Entries taken from a collection:
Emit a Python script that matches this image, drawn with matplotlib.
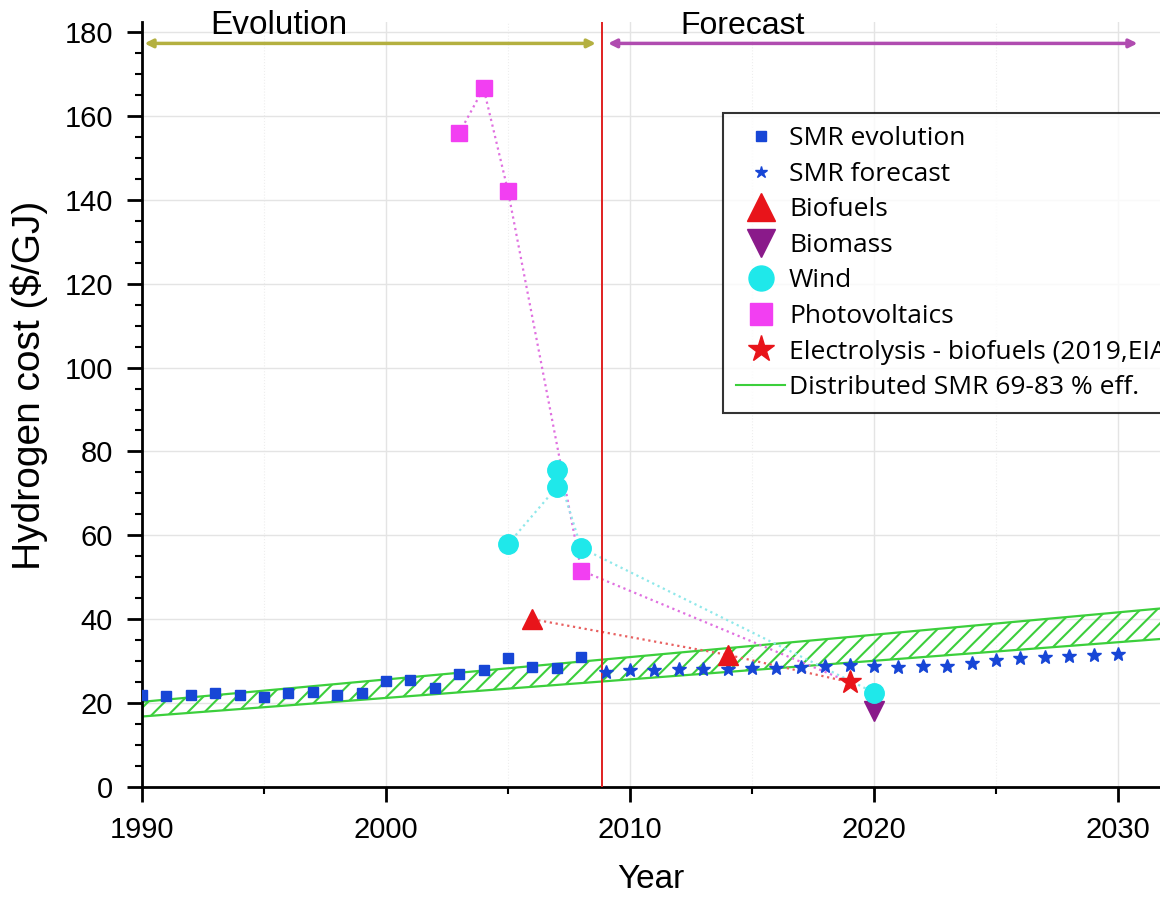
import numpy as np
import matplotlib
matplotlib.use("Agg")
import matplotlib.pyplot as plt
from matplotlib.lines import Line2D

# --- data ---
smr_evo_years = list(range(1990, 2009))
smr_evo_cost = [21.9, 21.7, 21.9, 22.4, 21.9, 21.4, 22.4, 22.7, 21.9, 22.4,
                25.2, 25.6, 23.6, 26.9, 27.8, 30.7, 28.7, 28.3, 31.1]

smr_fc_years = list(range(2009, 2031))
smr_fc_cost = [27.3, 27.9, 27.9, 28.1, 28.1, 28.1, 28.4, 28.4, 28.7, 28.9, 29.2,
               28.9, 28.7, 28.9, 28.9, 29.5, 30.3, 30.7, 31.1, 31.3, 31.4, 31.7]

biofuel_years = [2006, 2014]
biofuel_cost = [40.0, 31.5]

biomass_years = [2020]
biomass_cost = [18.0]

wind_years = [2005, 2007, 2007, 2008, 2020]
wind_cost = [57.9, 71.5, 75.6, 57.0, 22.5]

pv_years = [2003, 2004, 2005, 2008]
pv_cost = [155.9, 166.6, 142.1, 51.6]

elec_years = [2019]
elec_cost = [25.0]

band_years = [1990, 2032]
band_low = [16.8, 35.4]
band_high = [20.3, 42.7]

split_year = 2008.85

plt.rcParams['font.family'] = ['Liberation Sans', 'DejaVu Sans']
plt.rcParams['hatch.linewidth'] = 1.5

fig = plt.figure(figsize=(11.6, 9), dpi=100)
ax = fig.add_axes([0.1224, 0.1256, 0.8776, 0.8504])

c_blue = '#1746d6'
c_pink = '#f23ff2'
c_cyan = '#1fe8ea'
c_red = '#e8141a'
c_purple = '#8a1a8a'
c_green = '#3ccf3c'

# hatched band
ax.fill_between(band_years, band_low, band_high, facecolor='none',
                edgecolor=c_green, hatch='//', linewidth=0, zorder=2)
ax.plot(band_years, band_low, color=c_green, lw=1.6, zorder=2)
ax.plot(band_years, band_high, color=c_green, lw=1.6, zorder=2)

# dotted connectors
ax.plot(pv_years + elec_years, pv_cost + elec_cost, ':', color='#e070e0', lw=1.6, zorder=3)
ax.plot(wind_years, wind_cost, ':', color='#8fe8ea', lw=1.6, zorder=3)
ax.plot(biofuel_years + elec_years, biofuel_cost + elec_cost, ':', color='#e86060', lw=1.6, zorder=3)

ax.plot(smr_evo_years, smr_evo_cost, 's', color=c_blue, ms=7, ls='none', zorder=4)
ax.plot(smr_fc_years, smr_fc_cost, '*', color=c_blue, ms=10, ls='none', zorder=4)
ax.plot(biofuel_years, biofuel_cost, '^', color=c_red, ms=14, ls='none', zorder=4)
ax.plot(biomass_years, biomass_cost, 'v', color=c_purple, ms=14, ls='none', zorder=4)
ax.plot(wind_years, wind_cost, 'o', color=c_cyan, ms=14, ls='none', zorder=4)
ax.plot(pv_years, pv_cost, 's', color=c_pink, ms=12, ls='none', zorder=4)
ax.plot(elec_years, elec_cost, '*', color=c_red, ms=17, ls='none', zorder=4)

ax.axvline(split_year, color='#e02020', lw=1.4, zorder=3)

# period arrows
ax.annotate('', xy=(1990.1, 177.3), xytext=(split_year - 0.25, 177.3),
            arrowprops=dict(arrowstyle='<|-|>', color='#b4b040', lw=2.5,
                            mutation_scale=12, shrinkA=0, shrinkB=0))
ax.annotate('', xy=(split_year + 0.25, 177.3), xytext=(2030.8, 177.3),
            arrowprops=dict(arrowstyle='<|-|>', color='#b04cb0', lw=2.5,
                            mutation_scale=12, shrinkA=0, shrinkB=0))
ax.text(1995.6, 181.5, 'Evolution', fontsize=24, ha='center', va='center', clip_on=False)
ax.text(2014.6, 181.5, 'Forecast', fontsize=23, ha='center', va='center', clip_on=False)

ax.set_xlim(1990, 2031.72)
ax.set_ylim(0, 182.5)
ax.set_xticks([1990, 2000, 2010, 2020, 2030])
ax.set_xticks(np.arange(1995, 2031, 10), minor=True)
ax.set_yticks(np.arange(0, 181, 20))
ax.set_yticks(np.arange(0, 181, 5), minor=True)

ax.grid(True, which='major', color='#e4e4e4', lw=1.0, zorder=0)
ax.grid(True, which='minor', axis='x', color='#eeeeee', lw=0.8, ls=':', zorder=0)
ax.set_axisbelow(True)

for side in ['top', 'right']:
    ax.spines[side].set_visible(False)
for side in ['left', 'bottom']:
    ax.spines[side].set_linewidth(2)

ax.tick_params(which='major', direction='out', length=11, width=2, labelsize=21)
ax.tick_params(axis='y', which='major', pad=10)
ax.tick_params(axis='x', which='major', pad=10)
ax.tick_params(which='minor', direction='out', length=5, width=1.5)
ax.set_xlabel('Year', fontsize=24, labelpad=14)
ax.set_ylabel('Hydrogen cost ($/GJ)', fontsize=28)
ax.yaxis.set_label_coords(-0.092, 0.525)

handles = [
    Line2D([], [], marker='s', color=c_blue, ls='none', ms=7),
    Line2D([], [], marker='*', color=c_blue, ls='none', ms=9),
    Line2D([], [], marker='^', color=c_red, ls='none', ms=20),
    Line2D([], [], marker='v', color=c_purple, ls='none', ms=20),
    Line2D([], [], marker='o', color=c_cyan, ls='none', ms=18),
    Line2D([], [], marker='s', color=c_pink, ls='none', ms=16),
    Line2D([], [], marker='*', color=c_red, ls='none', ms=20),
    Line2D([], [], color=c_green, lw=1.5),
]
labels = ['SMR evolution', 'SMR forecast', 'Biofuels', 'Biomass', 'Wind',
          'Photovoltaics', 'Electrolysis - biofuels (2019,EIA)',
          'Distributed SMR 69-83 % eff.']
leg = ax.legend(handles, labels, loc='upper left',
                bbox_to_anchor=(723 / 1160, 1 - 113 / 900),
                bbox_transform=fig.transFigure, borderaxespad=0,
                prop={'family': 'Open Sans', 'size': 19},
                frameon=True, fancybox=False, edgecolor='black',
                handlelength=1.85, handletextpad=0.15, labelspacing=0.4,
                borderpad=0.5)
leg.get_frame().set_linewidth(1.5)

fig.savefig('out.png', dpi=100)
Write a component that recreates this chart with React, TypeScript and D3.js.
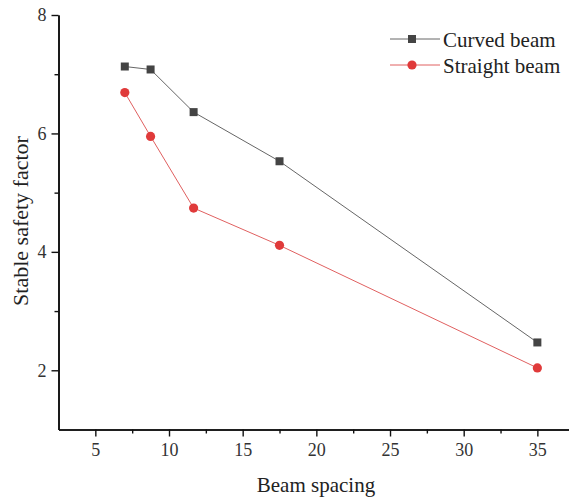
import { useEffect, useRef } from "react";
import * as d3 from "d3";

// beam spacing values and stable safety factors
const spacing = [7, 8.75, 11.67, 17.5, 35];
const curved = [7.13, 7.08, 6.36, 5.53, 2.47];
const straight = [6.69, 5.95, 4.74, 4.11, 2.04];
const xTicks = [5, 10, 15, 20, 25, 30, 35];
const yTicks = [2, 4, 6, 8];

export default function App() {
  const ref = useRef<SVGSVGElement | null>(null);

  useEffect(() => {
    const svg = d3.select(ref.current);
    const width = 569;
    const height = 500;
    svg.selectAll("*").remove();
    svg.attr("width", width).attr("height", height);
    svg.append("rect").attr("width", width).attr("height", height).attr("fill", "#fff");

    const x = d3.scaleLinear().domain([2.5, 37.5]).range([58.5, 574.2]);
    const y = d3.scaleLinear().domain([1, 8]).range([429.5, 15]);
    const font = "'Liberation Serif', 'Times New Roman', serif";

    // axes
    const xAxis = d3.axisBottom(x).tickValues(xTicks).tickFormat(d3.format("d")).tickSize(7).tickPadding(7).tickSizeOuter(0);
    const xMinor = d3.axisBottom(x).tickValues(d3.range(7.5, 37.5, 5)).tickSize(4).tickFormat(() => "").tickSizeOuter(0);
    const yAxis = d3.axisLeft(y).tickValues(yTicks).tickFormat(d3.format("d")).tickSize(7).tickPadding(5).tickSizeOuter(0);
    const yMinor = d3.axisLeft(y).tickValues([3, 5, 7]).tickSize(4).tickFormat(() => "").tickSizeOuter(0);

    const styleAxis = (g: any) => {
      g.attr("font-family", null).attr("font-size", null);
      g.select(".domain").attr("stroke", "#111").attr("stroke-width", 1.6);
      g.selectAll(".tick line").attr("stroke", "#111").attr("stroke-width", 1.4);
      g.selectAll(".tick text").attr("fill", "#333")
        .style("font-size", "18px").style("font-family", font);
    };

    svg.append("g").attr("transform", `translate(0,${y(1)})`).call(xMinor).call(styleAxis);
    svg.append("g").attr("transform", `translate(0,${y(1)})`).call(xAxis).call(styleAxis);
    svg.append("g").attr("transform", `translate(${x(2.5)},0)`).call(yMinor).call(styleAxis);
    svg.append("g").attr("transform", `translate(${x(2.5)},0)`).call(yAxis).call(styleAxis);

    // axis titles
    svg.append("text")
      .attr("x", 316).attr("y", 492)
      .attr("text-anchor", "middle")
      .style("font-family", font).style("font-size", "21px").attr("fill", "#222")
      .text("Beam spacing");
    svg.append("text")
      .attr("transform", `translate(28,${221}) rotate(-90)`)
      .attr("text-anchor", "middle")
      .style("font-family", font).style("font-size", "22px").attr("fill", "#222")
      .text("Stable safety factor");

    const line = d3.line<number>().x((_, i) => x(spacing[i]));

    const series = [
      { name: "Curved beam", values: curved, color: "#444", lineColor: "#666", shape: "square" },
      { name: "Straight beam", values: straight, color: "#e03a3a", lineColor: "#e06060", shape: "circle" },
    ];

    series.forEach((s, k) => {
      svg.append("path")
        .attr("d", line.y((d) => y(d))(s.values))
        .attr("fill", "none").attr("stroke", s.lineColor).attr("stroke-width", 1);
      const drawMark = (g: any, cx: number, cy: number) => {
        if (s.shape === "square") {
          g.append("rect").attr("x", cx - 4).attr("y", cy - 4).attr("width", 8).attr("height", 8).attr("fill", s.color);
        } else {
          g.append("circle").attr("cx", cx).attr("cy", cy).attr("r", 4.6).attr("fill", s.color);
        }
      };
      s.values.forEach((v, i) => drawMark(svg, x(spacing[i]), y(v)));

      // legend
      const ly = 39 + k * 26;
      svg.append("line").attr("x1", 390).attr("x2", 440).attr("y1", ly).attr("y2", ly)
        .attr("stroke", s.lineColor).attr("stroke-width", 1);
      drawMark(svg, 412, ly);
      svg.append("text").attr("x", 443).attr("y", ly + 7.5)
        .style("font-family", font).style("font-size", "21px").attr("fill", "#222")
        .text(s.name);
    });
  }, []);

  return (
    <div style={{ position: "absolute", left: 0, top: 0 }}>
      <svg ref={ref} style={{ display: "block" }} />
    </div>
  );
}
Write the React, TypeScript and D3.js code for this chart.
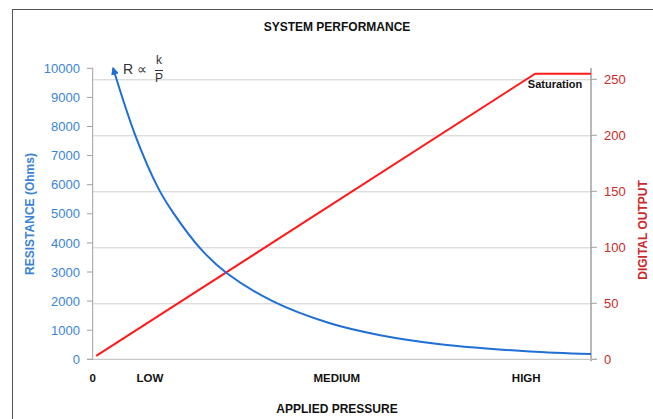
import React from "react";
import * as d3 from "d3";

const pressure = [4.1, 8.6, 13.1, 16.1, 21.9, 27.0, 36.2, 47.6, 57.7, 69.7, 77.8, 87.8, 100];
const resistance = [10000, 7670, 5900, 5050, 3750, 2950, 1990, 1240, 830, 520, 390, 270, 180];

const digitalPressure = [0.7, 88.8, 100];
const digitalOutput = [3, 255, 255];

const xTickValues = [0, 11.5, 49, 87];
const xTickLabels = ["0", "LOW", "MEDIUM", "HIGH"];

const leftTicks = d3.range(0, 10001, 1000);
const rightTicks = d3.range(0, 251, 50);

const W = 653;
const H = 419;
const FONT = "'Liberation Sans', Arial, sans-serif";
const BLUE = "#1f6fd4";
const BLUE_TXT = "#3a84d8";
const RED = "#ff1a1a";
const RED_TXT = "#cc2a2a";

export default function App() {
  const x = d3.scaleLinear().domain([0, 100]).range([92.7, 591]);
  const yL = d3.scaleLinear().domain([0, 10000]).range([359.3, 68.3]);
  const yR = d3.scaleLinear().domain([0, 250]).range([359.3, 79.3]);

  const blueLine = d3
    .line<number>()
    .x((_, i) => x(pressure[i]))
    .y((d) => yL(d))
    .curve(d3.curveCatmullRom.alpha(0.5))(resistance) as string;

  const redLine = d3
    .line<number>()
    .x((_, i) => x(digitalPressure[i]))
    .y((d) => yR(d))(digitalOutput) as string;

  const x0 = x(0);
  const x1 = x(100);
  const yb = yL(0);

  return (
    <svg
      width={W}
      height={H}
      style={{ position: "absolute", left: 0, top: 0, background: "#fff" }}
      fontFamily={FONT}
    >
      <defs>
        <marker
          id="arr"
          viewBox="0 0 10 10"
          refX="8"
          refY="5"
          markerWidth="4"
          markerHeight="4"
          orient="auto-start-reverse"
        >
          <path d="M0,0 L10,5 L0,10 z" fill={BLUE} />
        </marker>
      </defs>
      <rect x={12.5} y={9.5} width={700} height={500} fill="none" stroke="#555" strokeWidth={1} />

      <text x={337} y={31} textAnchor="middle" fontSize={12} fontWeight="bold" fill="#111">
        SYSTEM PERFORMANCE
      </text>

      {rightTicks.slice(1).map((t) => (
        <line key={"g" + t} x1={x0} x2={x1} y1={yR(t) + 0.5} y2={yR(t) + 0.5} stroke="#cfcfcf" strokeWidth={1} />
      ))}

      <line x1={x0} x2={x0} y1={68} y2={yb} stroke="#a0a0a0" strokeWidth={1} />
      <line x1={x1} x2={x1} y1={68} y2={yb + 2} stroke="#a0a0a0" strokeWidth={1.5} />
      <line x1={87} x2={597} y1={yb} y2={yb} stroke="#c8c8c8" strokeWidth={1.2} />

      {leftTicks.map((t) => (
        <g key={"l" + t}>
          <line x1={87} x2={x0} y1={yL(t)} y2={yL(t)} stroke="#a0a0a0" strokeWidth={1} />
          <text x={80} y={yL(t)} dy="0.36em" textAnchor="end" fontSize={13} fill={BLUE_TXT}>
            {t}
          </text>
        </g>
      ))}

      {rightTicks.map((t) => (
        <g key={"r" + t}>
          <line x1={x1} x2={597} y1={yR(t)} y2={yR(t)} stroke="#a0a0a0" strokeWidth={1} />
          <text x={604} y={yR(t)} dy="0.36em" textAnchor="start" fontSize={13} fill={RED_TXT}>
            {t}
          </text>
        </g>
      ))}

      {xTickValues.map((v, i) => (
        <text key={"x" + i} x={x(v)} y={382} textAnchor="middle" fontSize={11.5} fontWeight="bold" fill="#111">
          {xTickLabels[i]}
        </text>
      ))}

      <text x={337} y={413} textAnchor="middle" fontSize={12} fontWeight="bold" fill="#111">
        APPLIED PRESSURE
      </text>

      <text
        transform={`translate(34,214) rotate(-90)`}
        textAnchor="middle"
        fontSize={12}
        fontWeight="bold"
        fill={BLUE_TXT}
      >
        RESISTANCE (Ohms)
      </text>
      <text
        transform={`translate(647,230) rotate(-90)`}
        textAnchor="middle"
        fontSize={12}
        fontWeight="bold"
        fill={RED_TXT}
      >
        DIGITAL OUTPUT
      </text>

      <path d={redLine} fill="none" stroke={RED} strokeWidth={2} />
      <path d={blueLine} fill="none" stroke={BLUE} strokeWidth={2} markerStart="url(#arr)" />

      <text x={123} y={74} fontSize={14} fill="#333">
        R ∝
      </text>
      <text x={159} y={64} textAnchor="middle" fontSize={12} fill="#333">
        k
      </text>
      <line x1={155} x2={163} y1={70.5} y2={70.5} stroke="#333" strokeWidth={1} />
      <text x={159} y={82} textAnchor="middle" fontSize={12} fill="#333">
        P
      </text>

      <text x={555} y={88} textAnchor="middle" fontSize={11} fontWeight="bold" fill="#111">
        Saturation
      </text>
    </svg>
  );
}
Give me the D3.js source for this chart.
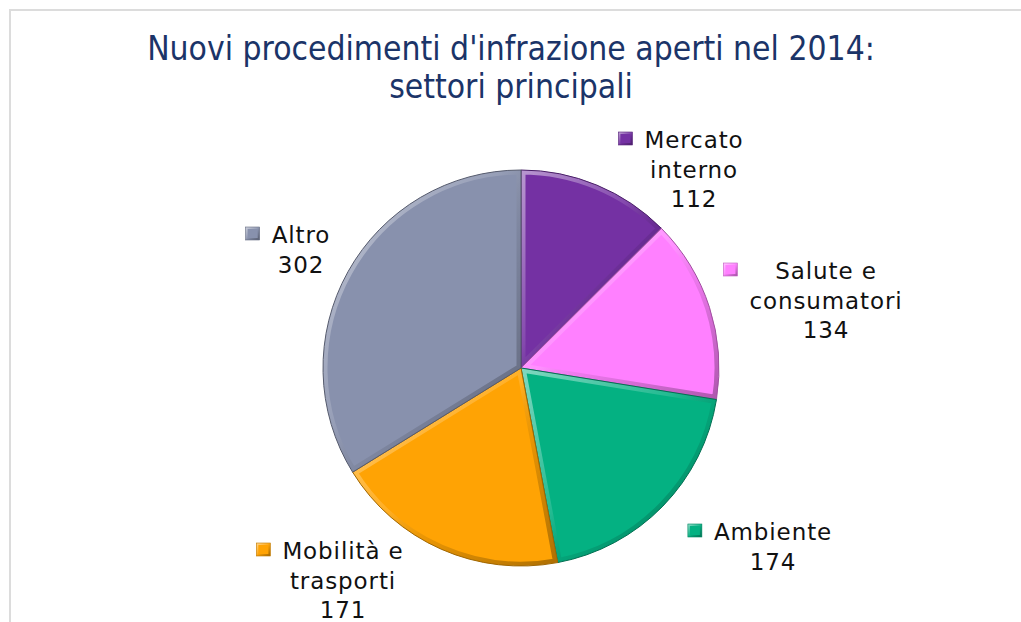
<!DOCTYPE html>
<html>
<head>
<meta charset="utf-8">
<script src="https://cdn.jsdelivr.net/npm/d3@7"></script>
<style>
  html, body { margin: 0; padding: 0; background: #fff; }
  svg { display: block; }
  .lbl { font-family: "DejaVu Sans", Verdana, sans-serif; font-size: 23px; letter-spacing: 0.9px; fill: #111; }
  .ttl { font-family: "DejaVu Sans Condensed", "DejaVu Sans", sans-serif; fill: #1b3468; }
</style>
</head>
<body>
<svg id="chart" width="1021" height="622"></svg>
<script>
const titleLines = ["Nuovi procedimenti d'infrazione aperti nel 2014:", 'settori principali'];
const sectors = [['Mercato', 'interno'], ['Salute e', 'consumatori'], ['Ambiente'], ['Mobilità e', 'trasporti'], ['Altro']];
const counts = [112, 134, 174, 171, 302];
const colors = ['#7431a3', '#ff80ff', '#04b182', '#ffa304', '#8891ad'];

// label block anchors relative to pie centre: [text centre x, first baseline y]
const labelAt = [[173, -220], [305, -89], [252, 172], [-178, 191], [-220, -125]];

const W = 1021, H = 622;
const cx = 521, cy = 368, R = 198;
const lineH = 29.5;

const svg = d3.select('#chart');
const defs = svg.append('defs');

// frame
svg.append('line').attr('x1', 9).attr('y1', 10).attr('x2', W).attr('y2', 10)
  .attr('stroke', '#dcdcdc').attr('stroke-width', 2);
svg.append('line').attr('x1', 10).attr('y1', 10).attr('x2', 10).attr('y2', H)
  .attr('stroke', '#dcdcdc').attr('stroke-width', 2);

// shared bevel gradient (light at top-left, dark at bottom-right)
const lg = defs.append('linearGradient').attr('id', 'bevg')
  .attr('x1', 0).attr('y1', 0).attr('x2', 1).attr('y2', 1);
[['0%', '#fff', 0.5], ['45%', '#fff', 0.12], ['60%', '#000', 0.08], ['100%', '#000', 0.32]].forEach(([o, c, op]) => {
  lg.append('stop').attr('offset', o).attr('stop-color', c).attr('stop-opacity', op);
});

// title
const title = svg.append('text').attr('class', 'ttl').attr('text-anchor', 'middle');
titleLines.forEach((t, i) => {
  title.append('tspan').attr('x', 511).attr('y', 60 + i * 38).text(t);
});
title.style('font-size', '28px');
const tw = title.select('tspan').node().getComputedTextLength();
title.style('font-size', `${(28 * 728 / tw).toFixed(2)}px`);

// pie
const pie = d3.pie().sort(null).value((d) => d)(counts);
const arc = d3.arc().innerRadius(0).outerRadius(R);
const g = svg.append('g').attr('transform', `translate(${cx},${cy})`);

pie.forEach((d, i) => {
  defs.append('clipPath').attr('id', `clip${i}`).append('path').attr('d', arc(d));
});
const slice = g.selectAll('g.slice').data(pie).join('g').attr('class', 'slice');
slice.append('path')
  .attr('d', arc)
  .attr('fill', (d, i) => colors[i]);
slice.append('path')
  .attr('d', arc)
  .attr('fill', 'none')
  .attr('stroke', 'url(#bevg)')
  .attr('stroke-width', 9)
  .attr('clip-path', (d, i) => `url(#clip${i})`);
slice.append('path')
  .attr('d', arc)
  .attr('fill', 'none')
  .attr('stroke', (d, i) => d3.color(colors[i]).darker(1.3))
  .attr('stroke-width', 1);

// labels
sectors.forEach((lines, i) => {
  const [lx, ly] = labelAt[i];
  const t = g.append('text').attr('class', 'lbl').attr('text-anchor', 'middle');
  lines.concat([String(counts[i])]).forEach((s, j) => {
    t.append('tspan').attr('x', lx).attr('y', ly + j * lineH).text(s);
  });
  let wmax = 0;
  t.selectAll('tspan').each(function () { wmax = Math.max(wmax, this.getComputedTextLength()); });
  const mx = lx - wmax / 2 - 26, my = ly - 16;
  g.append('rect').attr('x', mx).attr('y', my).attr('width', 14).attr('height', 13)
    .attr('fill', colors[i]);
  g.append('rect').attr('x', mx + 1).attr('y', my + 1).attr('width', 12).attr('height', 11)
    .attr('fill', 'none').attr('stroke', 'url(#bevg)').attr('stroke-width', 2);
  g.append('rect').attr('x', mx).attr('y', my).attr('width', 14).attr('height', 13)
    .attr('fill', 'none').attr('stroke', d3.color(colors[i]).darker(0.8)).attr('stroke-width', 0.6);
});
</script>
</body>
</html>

■ PROBLEM TO WORK ON: Collect each line containing the string "that".

■ FINISHED EXERCISE:
Emit a Python script that matches this image, drawn with matplotlib.
Write a component that recreates this chart with React, TypeScript and D3.js.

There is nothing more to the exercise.